## Task instructions
Below is a listing to transcribe in full and exactly; keep the pictures out.

## Dataset extract
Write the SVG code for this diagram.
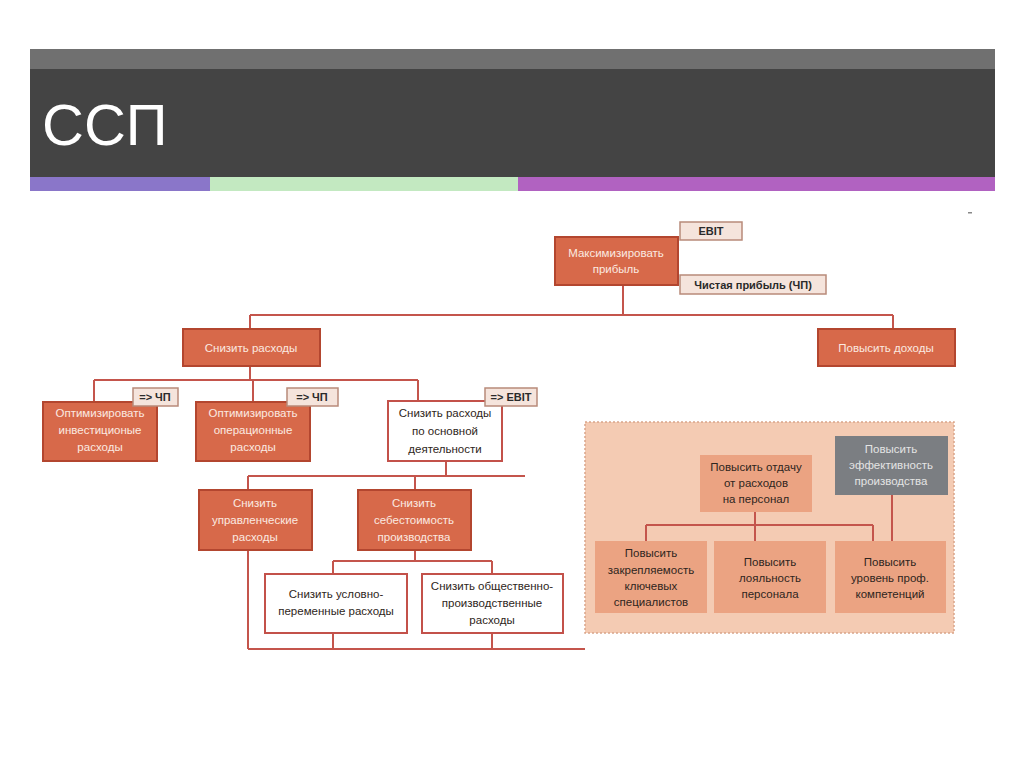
<svg xmlns="http://www.w3.org/2000/svg" width="1024" height="767" viewBox="0 0 1024 767">
<style>
.t{font-family:"Liberation Sans",Arial,sans-serif;font-size:11.5px;text-anchor:middle}
.w{fill:#fbe9e1}
.d{fill:#2e2520}
.g{fill:#e4e4e4}
.on{fill:#d7694a;stroke:#b3462f;stroke-width:2}
.wn{fill:#ffffff;stroke:#c3514a;stroke-width:2}
.pn{fill:#eba382;stroke:none}
.gn{fill:#7b7e82;stroke:none}
.lb{fill:#f5e4dc;stroke:#b88a7a;stroke-width:1.5}
.lt{font-family:"Liberation Sans",Arial,sans-serif;font-size:11px;font-weight:bold;fill:#2a2a2a;text-anchor:middle}
.c{fill:none;stroke:#c4554c;stroke-width:2}
</style>
<rect width="1024" height="767" fill="#ffffff"/>
<g id="header">
<rect x="30" y="49" width="965" height="20" fill="#707070"/>
<rect x="30" y="69" width="965" height="108" fill="#444444"/>
<rect x="30" y="177" width="180" height="14" fill="#8a76c9"/>
<rect x="210" y="177" width="308" height="14" fill="#c3e9c1"/>
<rect x="518" y="177" width="477" height="14" fill="#b162c1"/>
<text x="42" y="145" font-family="'Liberation Sans',Arial,sans-serif" font-size="58" fill="#ffffff">ССП</text>
</g>
<rect id="tick" x="968" y="212" width="4" height="1.5" fill="#888"/>
<g id="panel">
<rect x="585" y="422" width="369" height="211" fill="#f4cbb3" stroke="#d9a58a" stroke-width="1.5" stroke-dasharray="2,2"/>
</g>
<g id="connectors">
<path class="c" d="M623 285V315M250 315H893M250 315V329M893 315V329"/>
<path class="c" d="M250 366V380M94 380H418M94 380V402M253 380V402M418 380V401"/>
<path class="c" d="M446 461V476M248 476H525M248 476V490M415 476V490"/>
<path class="c" d="M415 550V561M333 561H492M333 561V574M492 561V574"/>
<path class="c" d="M248 550V649M333 633V649M492 633V649M248 649H585"/>
<path class="c" d="M755 512V541M646 525H873M646 525V541M873 525V541M892 495V541"/>
</g>
<g id="n-max">
<rect class="on" x="555" y="237" width="123" height="48"/>
<text class="t w" x="616" y="257">Максимизировать</text>
<text class="t w" x="616" y="273">прибыль</text>
</g>
<g id="l-ebit1">
<rect class="lb" x="680" y="222" width="62" height="18"/>
<text class="lt" x="711" y="235">EBIT</text>
</g>
<g id="l-chp">
<rect class="lb" x="680" y="275" width="146" height="19"/>
<text class="lt" x="753" y="289">Чистая прибыль (ЧП)</text>
</g>
<g id="n-cut">
<rect class="on" x="183" y="329" width="137" height="37"/>
<text class="t w" x="251" y="352">Снизить расходы</text>
</g>
<g id="n-inc">
<rect class="on" x="818" y="329" width="137" height="37"/>
<text class="t w" x="886" y="352">Повысить доходы</text>
</g>
<g id="n-inv">
<rect class="on" x="43" y="402" width="114" height="59"/>
<text class="t w" x="100" y="417">Оптимизировать</text>
<text class="t w" x="100" y="434">инвестиционые</text>
<text class="t w" x="100" y="451">расходы</text>
</g>
<g id="l-chp1">
<rect class="lb" x="133" y="388" width="45" height="18"/>
<text class="lt" x="155" y="401">=&gt; ЧП</text>
</g>
<g id="n-op">
<rect class="on" x="196" y="402" width="114" height="59"/>
<text class="t w" x="253" y="417">Оптимизировать</text>
<text class="t w" x="253" y="434">операционные</text>
<text class="t w" x="253" y="451">расходы</text>
</g>
<g id="l-chp2">
<rect class="lb" x="287" y="388" width="51" height="18"/>
<text class="lt" x="312" y="401">=&gt; ЧП</text>
</g>
<g id="n-main">
<rect class="wn" x="388" y="401" width="114" height="60"/>
<text class="t d" x="445" y="417">Снизить расходы</text>
<text class="t d" x="445" y="435">по основной</text>
<text class="t d" x="445" y="453">деятельности</text>
</g>
<g id="l-ebit2">
<rect class="lb" x="485" y="388" width="52" height="18"/>
<text class="lt" x="511" y="401">=&gt; EBIT</text>
</g>
<g id="n-mgmt">
<rect class="on" x="199" y="490" width="113" height="60"/>
<text class="t w" x="255" y="507">Снизить</text>
<text class="t w" x="255" y="524">управленческие</text>
<text class="t w" x="255" y="541">расходы</text>
</g>
<g id="n-cost">
<rect class="on" x="358" y="490" width="113" height="60"/>
<text class="t w" x="414" y="507">Снизить</text>
<text class="t w" x="414" y="524">себестоимость</text>
<text class="t w" x="414" y="541">производства</text>
</g>
<g id="n-var">
<rect class="wn" x="265" y="574" width="142" height="59"/>
<text class="t d" x="336" y="598">Снизить условно-</text>
<text class="t d" x="336" y="615">переменные расходы</text>
</g>
<g id="n-gen">
<rect class="wn" x="422" y="574" width="141" height="59"/>
<text class="t d" x="492" y="590">Снизить общественно-</text>
<text class="t d" x="492" y="607">производственные</text>
<text class="t d" x="492" y="624">расходы</text>
</g>
<g id="n-ret">
<rect class="pn" x="700" y="455" width="112" height="57"/>
<text class="t d" x="756" y="471">Повысить отдачу</text>
<text class="t d" x="756" y="487">от расходов</text>
<text class="t d" x="756" y="503">на персонал</text>
</g>
<g id="n-eff">
<rect class="gn" x="835" y="436" width="113" height="59"/>
<text class="t g" x="891" y="453">Повысить</text>
<text class="t g" x="891" y="469">эффективность</text>
<text class="t g" x="891" y="485">производства</text>
</g>
<g id="n-keep">
<rect class="pn" x="595" y="541" width="112" height="72"/>
<text class="t d" x="651" y="557">Повысить</text>
<text class="t d" x="651" y="574">закрепляемость</text>
<text class="t d" x="651" y="590">ключевых</text>
<text class="t d" x="651" y="606">специалистов</text>
</g>
<g id="n-loyal">
<rect class="pn" x="714" y="541" width="112" height="72"/>
<text class="t d" x="770" y="566">Повысить</text>
<text class="t d" x="770" y="582">лояльность</text>
<text class="t d" x="770" y="598">персонала</text>
</g>
<g id="n-skill">
<rect class="pn" x="835" y="541" width="111" height="72"/>
<text class="t d" x="890" y="566">Повысить</text>
<text class="t d" x="890" y="582">уровень проф.</text>
<text class="t d" x="890" y="598">компетенций</text>
</g>
</svg>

## Problem solution
Write the SVG code for this diagram.
<svg xmlns="http://www.w3.org/2000/svg" width="1024" height="767" viewBox="0 0 1024 767">
<style>
.t{font-family:"Liberation Sans",Arial,sans-serif;font-size:11.5px;text-anchor:middle}
.w{fill:#fbe9e1}
.d{fill:#2e2520}
.g{fill:#e4e4e4}
.on{fill:#d7694a;stroke:#b3462f;stroke-width:2}
.wn{fill:#ffffff;stroke:#c3514a;stroke-width:2}
.pn{fill:#eba382;stroke:none}
.gn{fill:#7b7e82;stroke:none}
.lb{fill:#f5e4dc;stroke:#b88a7a;stroke-width:1.5}
.lt{font-family:"Liberation Sans",Arial,sans-serif;font-size:11px;font-weight:bold;fill:#2a2a2a;text-anchor:middle}
.c{fill:none;stroke:#c4554c;stroke-width:2}
</style>
<rect width="1024" height="767" fill="#ffffff"/>
<g id="header">
<rect x="30" y="49" width="965" height="20" fill="#707070"/>
<rect x="30" y="69" width="965" height="108" fill="#444444"/>
<rect x="30" y="177" width="180" height="14" fill="#8a76c9"/>
<rect x="210" y="177" width="308" height="14" fill="#c3e9c1"/>
<rect x="518" y="177" width="477" height="14" fill="#b162c1"/>
<text x="42" y="145" font-family="'Liberation Sans',Arial,sans-serif" font-size="58" fill="#ffffff">ССП</text>
</g>
<rect id="tick" x="968" y="212" width="4" height="1.5" fill="#888"/>
<g id="panel">
<rect x="585" y="422" width="369" height="211" fill="#f4cbb3" stroke="#d9a58a" stroke-width="1.5" stroke-dasharray="2,2"/>
</g>
<g id="connectors">
<path class="c" d="M623 285V315M250 315H893M250 315V329M893 315V329"/>
<path class="c" d="M250 366V380M94 380H418M94 380V402M253 380V402M418 380V401"/>
<path class="c" d="M446 461V476M248 476H525M248 476V490M415 476V490"/>
<path class="c" d="M415 550V561M333 561H492M333 561V574M492 561V574"/>
<path class="c" d="M248 550V649M333 633V649M492 633V649M248 649H585"/>
<path class="c" d="M755 512V541M646 525H873M646 525V541M873 525V541M892 495V541"/>
</g>
<g id="n-max">
<rect class="on" x="555" y="237" width="123" height="48"/>
<text class="t w" x="616" y="257">Максимизировать</text>
<text class="t w" x="616" y="273">прибыль</text>
</g>
<g id="l-ebit1">
<rect class="lb" x="680" y="222" width="62" height="18"/>
<text class="lt" x="711" y="235">EBIT</text>
</g>
<g id="l-chp">
<rect class="lb" x="680" y="275" width="146" height="19"/>
<text class="lt" x="753" y="289">Чистая прибыль (ЧП)</text>
</g>
<g id="n-cut">
<rect class="on" x="183" y="329" width="137" height="37"/>
<text class="t w" x="251" y="352">Снизить расходы</text>
</g>
<g id="n-inc">
<rect class="on" x="818" y="329" width="137" height="37"/>
<text class="t w" x="886" y="352">Повысить доходы</text>
</g>
<g id="n-inv">
<rect class="on" x="43" y="402" width="114" height="59"/>
<text class="t w" x="100" y="417">Оптимизировать</text>
<text class="t w" x="100" y="434">инвестиционые</text>
<text class="t w" x="100" y="451">расходы</text>
</g>
<g id="l-chp1">
<rect class="lb" x="133" y="388" width="45" height="18"/>
<text class="lt" x="155" y="401">=&gt; ЧП</text>
</g>
<g id="n-op">
<rect class="on" x="196" y="402" width="114" height="59"/>
<text class="t w" x="253" y="417">Оптимизировать</text>
<text class="t w" x="253" y="434">операционные</text>
<text class="t w" x="253" y="451">расходы</text>
</g>
<g id="l-chp2">
<rect class="lb" x="287" y="388" width="51" height="18"/>
<text class="lt" x="312" y="401">=&gt; ЧП</text>
</g>
<g id="n-main">
<rect class="wn" x="388" y="401" width="114" height="60"/>
<text class="t d" x="445" y="417">Снизить расходы</text>
<text class="t d" x="445" y="435">по основной</text>
<text class="t d" x="445" y="453">деятельности</text>
</g>
<g id="l-ebit2">
<rect class="lb" x="485" y="388" width="52" height="18"/>
<text class="lt" x="511" y="401">=&gt; EBIT</text>
</g>
<g id="n-mgmt">
<rect class="on" x="199" y="490" width="113" height="60"/>
<text class="t w" x="255" y="507">Снизить</text>
<text class="t w" x="255" y="524">управленческие</text>
<text class="t w" x="255" y="541">расходы</text>
</g>
<g id="n-cost">
<rect class="on" x="358" y="490" width="113" height="60"/>
<text class="t w" x="414" y="507">Снизить</text>
<text class="t w" x="414" y="524">себестоимость</text>
<text class="t w" x="414" y="541">производства</text>
</g>
<g id="n-var">
<rect class="wn" x="265" y="574" width="142" height="59"/>
<text class="t d" x="336" y="598">Снизить условно-</text>
<text class="t d" x="336" y="615">переменные расходы</text>
</g>
<g id="n-gen">
<rect class="wn" x="422" y="574" width="141" height="59"/>
<text class="t d" x="492" y="590">Снизить общественно-</text>
<text class="t d" x="492" y="607">производственные</text>
<text class="t d" x="492" y="624">расходы</text>
</g>
<g id="n-ret">
<rect class="pn" x="700" y="455" width="112" height="57"/>
<text class="t d" x="756" y="471">Повысить отдачу</text>
<text class="t d" x="756" y="487">от расходов</text>
<text class="t d" x="756" y="503">на персонал</text>
</g>
<g id="n-eff">
<rect class="gn" x="835" y="436" width="113" height="59"/>
<text class="t g" x="891" y="453">Повысить</text>
<text class="t g" x="891" y="469">эффективность</text>
<text class="t g" x="891" y="485">производства</text>
</g>
<g id="n-keep">
<rect class="pn" x="595" y="541" width="112" height="72"/>
<text class="t d" x="651" y="557">Повысить</text>
<text class="t d" x="651" y="574">закрепляемость</text>
<text class="t d" x="651" y="590">ключевых</text>
<text class="t d" x="651" y="606">специалистов</text>
</g>
<g id="n-loyal">
<rect class="pn" x="714" y="541" width="112" height="72"/>
<text class="t d" x="770" y="566">Повысить</text>
<text class="t d" x="770" y="582">лояльность</text>
<text class="t d" x="770" y="598">персонала</text>
</g>
<g id="n-skill">
<rect class="pn" x="835" y="541" width="111" height="72"/>
<text class="t d" x="890" y="566">Повысить</text>
<text class="t d" x="890" y="582">уровень проф.</text>
<text class="t d" x="890" y="598">компетенций</text>
</g>
</svg>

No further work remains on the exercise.